I don't know which book your examples came from. His use of int main(void), which is correct, probably indicates that it's one of his later books; in his earlier books he uses void main(void), which is blatantly incorrect (or at least gratuitously non-portable).
Find a better book.
In your first example:
void change(char *tar);
...
char target[80]="hello";
change(target);
the parameter tar is a pointer. That pointer is not changed; the change function changes what the pointer points to. target is an array object, but there's a special-case rule in C that says that an expression of array type is implicitly converted to a pointer to the array's first element in most contexts. (The exceptions are when the array is the operand of a unary & or sizeof operator, or when it's a string literal in an initializer used to initialize an array object; none of those apply here.)
So in the call change(target), the argument passed to the change function is a pointer to (equivalently, the address of) the array element target[0]; the call change(&target[0]) would be exactly equivalent.
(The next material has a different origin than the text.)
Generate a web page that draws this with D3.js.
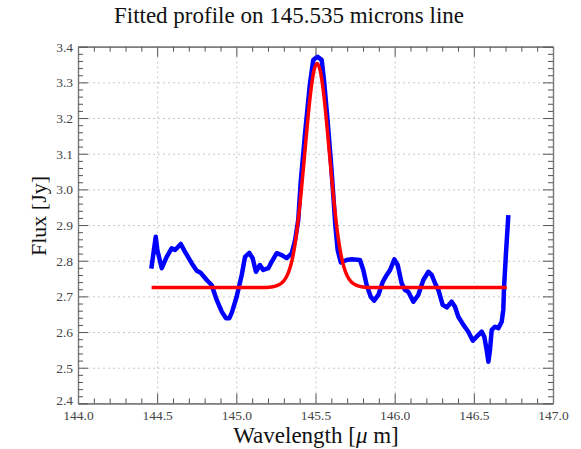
<!DOCTYPE html>
<html>
<head>
<meta charset="utf-8">
<script src="https://cdn.jsdelivr.net/npm/d3@7/dist/d3.min.js"></script>
<style>
  html, body { margin: 0; padding: 0; background: #fff; }
  svg { display: block; }
  text { font-family: "Liberation Serif", "Times New Roman", serif; }
</style>
</head>
<body>
<svg id="chart" width="581" height="449"></svg>
<script>
// Observed spectrum around the 145.5 micron line
const obsWavelength = [
  144.463, 144.491, 144.501, 144.529, 144.560, 144.592, 144.613, 144.649, 144.676,
  144.718, 144.750, 144.775, 144.813, 144.844, 144.876, 144.908, 144.935, 144.956,
  144.972, 145.002, 145.034, 145.055, 145.082, 145.103, 145.124, 145.149, 145.170,
  145.202, 145.223, 145.255, 145.287, 145.318, 145.350, 145.371, 145.391, 145.406,
  145.434, 145.465, 145.486, 145.511, 145.539, 145.555, 145.575, 145.597, 145.613,
  145.625, 145.640, 145.660, 145.697, 145.729, 145.781, 145.802, 145.823, 145.849,
  145.870, 145.897, 145.925, 145.950, 145.971, 145.998, 146.019, 146.044, 146.065,
  146.086, 146.118, 146.149, 146.181, 146.213, 146.234, 146.255, 146.276, 146.303,
  146.329, 146.360, 146.381, 146.402, 146.434, 146.465, 146.493, 146.518, 146.550,
  146.566, 146.581, 146.592, 146.602, 146.613, 146.634, 146.655, 146.676, 146.686,
  146.691, 146.703, 146.718
];
const obsFlux = [
  2.778, 2.867, 2.830, 2.779, 2.811, 2.835, 2.830, 2.847, 2.825,
  2.793, 2.772, 2.766, 2.746, 2.732, 2.690, 2.657, 2.639, 2.639,
  2.655, 2.699, 2.760, 2.811, 2.822, 2.807, 2.769, 2.788, 2.774,
  2.779, 2.797, 2.821, 2.816, 2.807, 2.821, 2.858, 2.914, 3.017,
  3.157, 3.297, 3.363, 3.372, 3.363, 3.300, 3.200, 3.080, 2.980,
  2.900, 2.830, 2.795, 2.802, 2.804, 2.802, 2.774, 2.732, 2.699,
  2.688, 2.704, 2.741, 2.760, 2.774, 2.804, 2.788, 2.737, 2.718,
  2.713, 2.685, 2.704, 2.746, 2.769, 2.760, 2.737, 2.718, 2.676,
  2.669, 2.685, 2.671, 2.643, 2.620, 2.601, 2.576, 2.587, 2.601,
  2.587, 2.550, 2.517, 2.550, 2.606, 2.615, 2.611, 2.629, 2.662,
  2.727, 2.821, 2.928
];

// Fitted line profile (continuum plus emission line)
const fitWavelength = [
  144.465, 145.100, 145.190, 145.230, 145.260, 145.290, 145.310, 145.330, 145.350,
  145.370, 145.390, 145.410, 145.430, 145.450, 145.470, 145.490, 145.510, 145.530,
  145.550, 145.570, 145.590, 145.610, 145.630, 145.650, 145.670, 145.690, 145.710,
  145.730, 145.760, 145.790, 145.830, 145.920, 146.708
];
const fitFlux = [
  2.725, 2.725, 2.725, 2.727, 2.731, 2.739, 2.750, 2.768, 2.798,
  2.845, 2.911, 2.995, 3.091, 3.189, 3.274, 3.332, 3.353, 3.332,
  3.274, 3.189, 3.091, 2.995, 2.911, 2.845, 2.798, 2.768, 2.750,
  2.739, 2.731, 2.727, 2.725, 2.725, 2.725
];

// Axis ticks
const xMajorTicks = [144.0, 144.5, 145.0, 145.5, 146.0, 146.5, 147.0];
const yMajorTicks = [2.4, 2.5, 2.6, 2.7, 2.8, 2.9, 3.0, 3.1, 3.2, 3.3, 3.4];

const chartTitle = "Fitted profile on 145.535 microns line";
const xTitle = "Wavelength [";
const yTitle = "Flux [Jy]";

const svg = d3.select("#chart");
const plot = { left: 78, right: 553, top: 46.7, bottom: 403.4 };
const x = d3.scaleLinear().domain([144, 147]).range([plot.left, plot.right]);
const y = d3.scaleLinear().domain([2.4, 3.4]).range([plot.bottom, plot.top]);
const pw = plot.right - plot.left, ph = plot.bottom - plot.top;

const xMinor = d3.range(1441, 1470).map(v => v / 10).filter(v => Math.abs(v * 2 - Math.round(v * 2)) > 1e-6);
const yMinor = d3.range(120, 171).map(v => v / 50).filter(v => Math.abs(v * 10 - Math.round(v * 10)) > 1e-6);

// Dotted grid at major ticks
const grid = svg.append("g").attr("class", "grid");
grid.append("g").attr("transform", `translate(0,${plot.bottom})`)
  .call(d3.axisBottom(x).tickValues(xMajorTicks.slice(1, -1)).tickSize(-ph).tickFormat(""));
grid.append("g").attr("transform", `translate(${plot.left},0)`)
  .call(d3.axisLeft(y).tickValues(yMajorTicks.slice(1, -1)).tickSize(-pw).tickFormat(""));
grid.selectAll(".domain").remove();
grid.selectAll("line").attr("stroke", "#c8c8c8").attr("stroke-width", 1).attr("stroke-dasharray", "2,3");

// Data lines
const lineObs = d3.line().x((d, i) => x(obsWavelength[i])).y(d => y(d));
svg.append("path").datum(obsFlux)
  .attr("d", lineObs)
  .attr("fill", "none").attr("stroke", "#0000ff").attr("stroke-width", 4.5)
  .attr("stroke-linejoin", "round").attr("stroke-linecap", "butt");

const lineFit = d3.line().curve(d3.curveMonotoneX).x((d, i) => x(fitWavelength[i])).y(d => y(d));
svg.append("path").datum(fitFlux)
  .attr("d", lineFit)
  .attr("fill", "none").attr("stroke", "#ff0000").attr("stroke-width", 3.5)
  .attr("stroke-linejoin", "round");

// Frame with inward ticks on all four sides
function styleAxis(g) {
  g.select(".domain").attr("stroke", "#777").attr("stroke-width", 1.2);
  g.selectAll(".tick line").attr("stroke", "#555").attr("stroke-width", 1);
}
const fmt = d3.format(".1f");
const axes = svg.append("g");
const bottomMajor = axes.append("g").attr("transform", `translate(0,${plot.bottom})`)
  .call(d3.axisBottom(x).tickValues(xMajorTicks).tickSize(-10).tickSizeOuter(0).tickPadding(7).tickFormat(fmt));
axes.append("g").attr("transform", `translate(0,${plot.bottom})`)
  .call(d3.axisBottom(x).tickValues(xMinor).tickSize(-5).tickSizeOuter(0).tickFormat("")).call(styleAxis);
axes.append("g").attr("transform", `translate(0,${plot.top})`)
  .call(d3.axisTop(x).tickValues(xMajorTicks).tickSize(-10).tickSizeOuter(0).tickFormat("")).call(styleAxis);
axes.append("g").attr("transform", `translate(0,${plot.top})`)
  .call(d3.axisTop(x).tickValues(xMinor).tickSize(-5).tickSizeOuter(0).tickFormat("")).call(styleAxis);
const leftMajor = axes.append("g").attr("transform", `translate(${plot.left},0)`)
  .call(d3.axisLeft(y).tickValues(yMajorTicks).tickSize(-10).tickSizeOuter(0).tickPadding(5).tickFormat(fmt));
axes.append("g").attr("transform", `translate(${plot.left},0)`)
  .call(d3.axisLeft(y).tickValues(yMinor).tickSize(-5).tickSizeOuter(0).tickFormat("")).call(styleAxis);
axes.append("g").attr("transform", `translate(${plot.right},0)`)
  .call(d3.axisRight(y).tickValues(yMajorTicks).tickSize(-10).tickSizeOuter(0).tickFormat("")).call(styleAxis);
axes.append("g").attr("transform", `translate(${plot.right},0)`)
  .call(d3.axisRight(y).tickValues(yMinor).tickSize(-5).tickSizeOuter(0).tickFormat("")).call(styleAxis);
bottomMajor.call(styleAxis);
leftMajor.call(styleAxis);
axes.selectAll(".tick text")
  .attr("font-family", "'Liberation Serif', serif").attr("font-size", 13.5).attr("fill", "#444");
// lift the lowest y label a touch so it clears the corner x label
leftMajor.selectAll(".tick text").filter(d => d === 2.4).attr("dy", "0.1em");

// Titles
svg.append("text").attr("x", 289).attr("y", 23).attr("text-anchor", "middle")
  .attr("font-size", 23).attr("fill", "#111").text(chartTitle);

const xt = svg.append("text").attr("x", 316).attr("y", 443).attr("text-anchor", "middle")
  .attr("font-size", 23).attr("fill", "#111");
xt.append("tspan").text(xTitle);
xt.append("tspan").attr("font-style", "italic").text("\u03bc");
xt.append("tspan").text(" m]");

svg.append("text").attr("transform", "translate(46,216) rotate(-90)").attr("text-anchor", "middle")
  .attr("font-size", 22).attr("fill", "#111").text(yTitle);
</script>
</body>
</html>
And via pointer arithmetic, the function can change not just the char object that the pointer points to, but other char objects that are elements of the same array. (The [] indexing operator is defined in terms of pointer arithmetic.)
Incidentally, this loop:
for(i=0;i<strlen(tar);i++)
/* ... */
is horribly inefficient. It recomputes strlen on each iteration of the loop, and each recomputation traverses the entire string.
The change function in the second example is quite different:
void change(char *tar)
{
int i;
tar="aaaaa";
}
The assignment copies a pointer value, not an array value. (There are no array assignment in C; that's why we have functions like strcpy and memcpy.) tar, like in the first example, is a parameter of pointer type. A parameter is a local variable that take its initial value from the corresponding argument passed by the caller. The assignment modifies that local variable (so it points to the array associated with the string literal), but it has no effect on the value passed in by the caller.
Finally, in both examples, the main program does this:
printf("%s",target);
(Incidentally, it should be "%s\n", not just '%s".) The result of evaluating the expression target does not change; it's the base address of the array, and that's fixed as long as the array exists. So why does the output change? Because the %s format specifier, unlike any other printf format specifier, prints not the value of the corresponding argument, but the value of what it points to.
Suggested reading: section 6 of the comp.lang.c FAQ, titled "Arrays and Pointers". It's the best resource I know of for explaining the often confusing relationship between arrays and pointers in C.